Marek Domaracky (CERN)
In recent times, we have witnessed an explosion of video initiatives in the industry worldwide. Several advancements in video technology are currently improving the way we interact and collaborate. These advancements are forcing tendencies and overall experiences: any device in any network can be used to collaborate, in most cases with an overall high quality. To cope with this technology progresses, CERN IT Department has taken the leading role to establish strategies and directions to improve the user experience in remote dispersed meetings and remote collaboration at large in the worldwide LHC communities. Due to the high rate of dispersion in the LHC user communities, these are critically dependent of videoconferencing technology, with a need of robustness and high quality for the best possible user experience.
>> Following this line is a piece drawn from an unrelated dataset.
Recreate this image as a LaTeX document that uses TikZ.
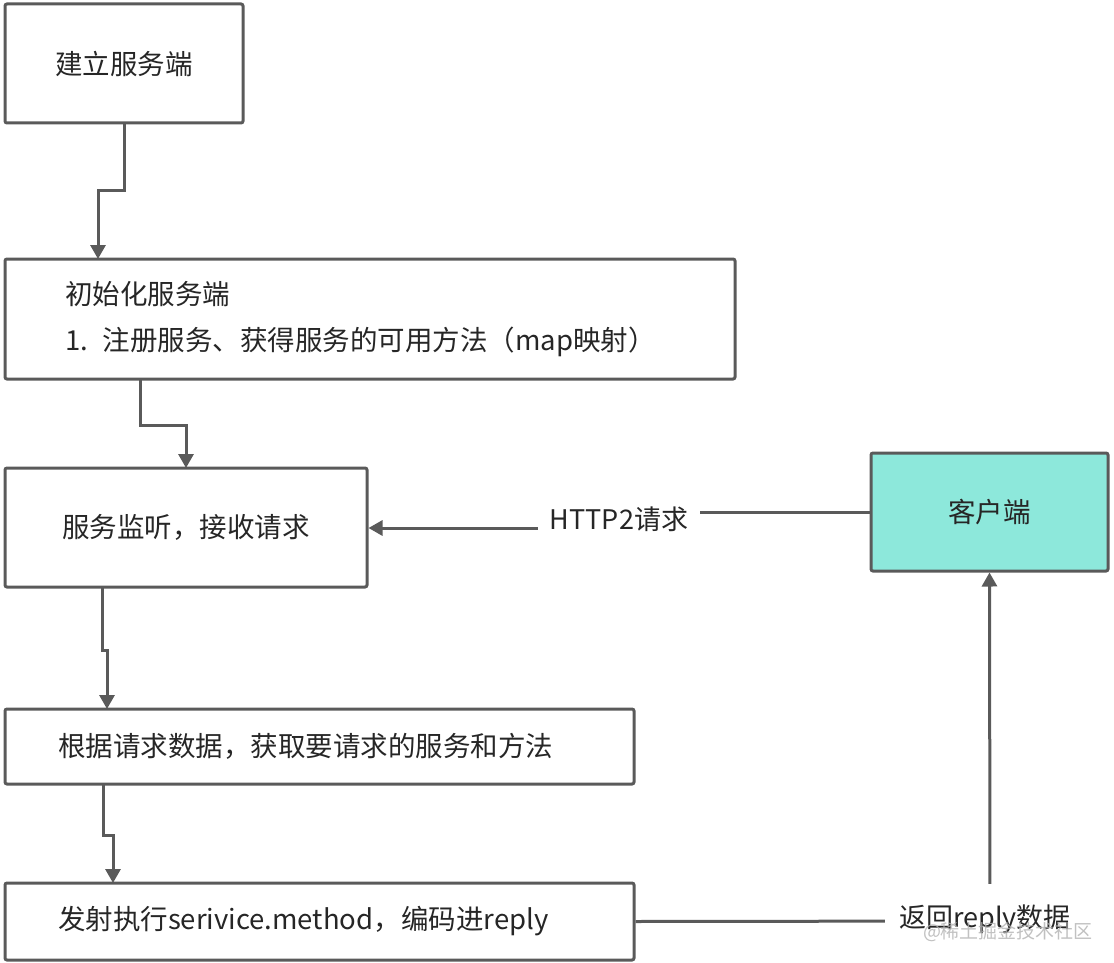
\documentclass[tikz,border=0pt]{standalone}
\usepackage{fontspec}
\setmainfont{Noto Sans CJK SC}
\usetikzlibrary{arrows.meta}
\definecolor{lineGray}{HTML}{5A5A5A}
\definecolor{clientCyan}{HTML}{8DE8DB}

\begin{document}
\begin{tikzpicture}
[x=1pt,y=-1pt,
  boxDecorate/.style={rectangle,draw=lineGray,line width=3pt,rounded corners=2pt,
    font=\fontsize{27.5}{46}\selectfont,text=black!85},%
  lineDecorate/.style={-,draw=lineGray,line width=3pt},%
  arrowDecorate/.style={lineDecorate,-{Triangle[width=15pt,length=14pt]}},%
  labelDecorate/.style={fill=white,inner sep=4pt,font=\fontsize{27}{30}\selectfont,text=black!85}]
\useasboundingbox (0,0) rectangle (1114,963);
%% boxes
\node (build) at (124,63.5) [boxDecorate,minimum width=238pt,minimum height=119pt] {建立服务端};
\node (init) at (370,319) [boxDecorate,minimum height=120pt,text width=610pt,inner xsep=60pt,align=left]
  {初始化服务端\\\makebox[38pt][l]{1.}注册服务、获得服务的可用方法（map映射）};
\node (listen) at (186,527.5) [boxDecorate,minimum height=119pt,text width=248pt,inner xsep=57pt,align=left] {服务监听，接收请求};
\node (parse) at (319.5,746.5) [boxDecorate,minimum height=75pt,text width=523pt,inner xsep=53pt,align=left] {根据请求数据，获取要请求的服务和方法};
\node (call) at (319.5,921.5) [boxDecorate,minimum height=77pt,text width=523pt,inner xsep=53pt,align=left] {发射执行serivice.method，编码进reply};
\node (client) at (989.5,512) [boxDecorate,fill=clientCyan,minimum width=237pt,minimum height=118pt] {客户端};
%% elbow arrows down the left column
\draw[arrowDecorate] (124,123) -- (124,190) -- (98,190) -- (98,259);
\draw[arrowDecorate] (140,379) -- (140,425) -- (186,425) -- (186,468);
\draw[arrowDecorate] (102,587) -- (102,650) -- (107,650) -- (107,709);
\draw[arrowDecorate] (103,784) -- (103,835) -- (113,835) -- (113,883);
%% request and reply
\coordinate (reqBend) at (619,512);
\draw[arrowDecorate] (client.west) -- (reqBend) -- ++(0,16) -- (listen.east |- 0,528);
\node (req) at (619,519) [labelDecorate,inner xsep=12pt] {HTTP2请求};
\coordinate (replyCorner) at (990,921);
\draw[arrowDecorate] (call.east) -- (replyCorner) -- (client.south);
\node (reply) at (985,919) [labelDecorate,inner xsep=14pt,inner ysep=20pt] {返回reply数据};
\node (mark) at (1008,932) [font=\fontsize{19}{20}\selectfont,text=black!30,opacity=0.8] {@稀土掘金技术社区};
\end{tikzpicture}
\end{document}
We will present an analysis of the factors that influenced the technical and strategic choices to improve the reliability, efficiency and overall quality of the LHC remote sessions. In particular, we are going to describe how the new videoconferencing service offered by CERN IT, based on Vidyo technology suits these requirements. During a vidyoconference, Vidyo’s core technology continuously monitors the performance of the underlying network and the capabilities of each endpoint device, in order to adapt video streams in real time and optimize video communication. This results in offering telepresence-quality videoconferencing over the commercial Internet and at the same time, in providing a robust platform to make video communications universally available on any device ranging from traditional videoconferencing room systems, to multiplatform PCs, the latest smartphones and tablets PCs, over any network. The infrastructure deployed to offer this new service, its integration in the specific CERN environment will be presented as well as recent use cases.
A status update about the current videoconferencing technology and services offered by CERN IT to the LHC community, in particular the new Vidyo service.